実際に、2020年1月にイラクが米軍基地に弾道ミサイル攻撃を行った際、ビットコイン価格は急上昇している。


ただし、最近のビットコイン市場は、株式市場と連動しやすい傾向が高まっている為、株価が暴落するとBTCもつられて下落する可能性は否定できない。

その為、GoldとBTCの両方を保有しておくと安心できるのではないだろうか?

最後に

ここまでウクライナとロシアの軍事事情と、周辺各国との関係について簡単に解説してきた。

1対1の単体勝負であれば、ロシアが勝利するのは間違いないだろう。

しかし、現代戦争とはそのような単純なものではなく、実際にはハイブリッド戦争と呼ばれる非常に高度で複雑な攻撃が行われるはずだ。

サイバー戦争による通信システムの遮断・PMC工作員による各地でのテロ攻撃・SNSやメディアを駆使した世論の印象操作・偽旗作戦などなど、いわゆるグレーゾーンでの緻密な軍事作戦が展開され、戦わずして勝利する戦法である。

これに関しては、ウクライナよりもロシアのほうが何倍も上手であり、今後も様々な攻撃が密かに実行されていくだろう。

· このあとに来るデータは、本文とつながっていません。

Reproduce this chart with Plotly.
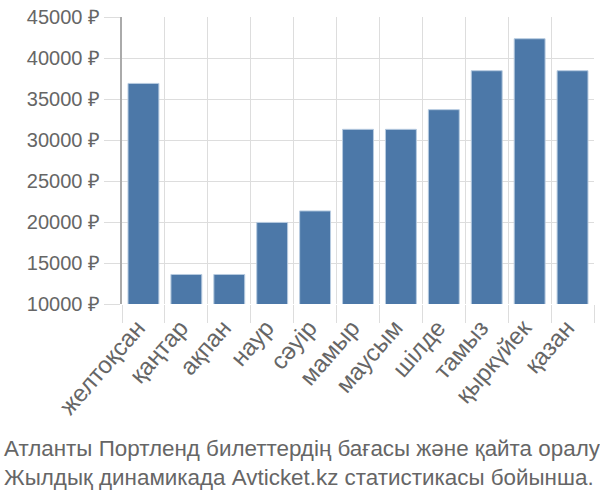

ロシア侵攻懸念に関しては、中台戦争よりも現実味のある話だと個人的に考えている。

また、ロシアがウクライナ侵攻を始めた際は、米軍がロシアに気を取られアジア地域の守備が手薄になりやすい為、中国がそれを好機と捉えて軍事作戦を遂行するキッカケになるかもしれない。

そうなれば、ロシア・中国・米国を巻き込んだ第3次世界大戦勃発に繋がりかねないが、残念な事に可能性は0ではないのが現実である。

平和とは、次の戦争の準備期間という言葉を聞いた事があるのだが、本当にそうなのかもしれない。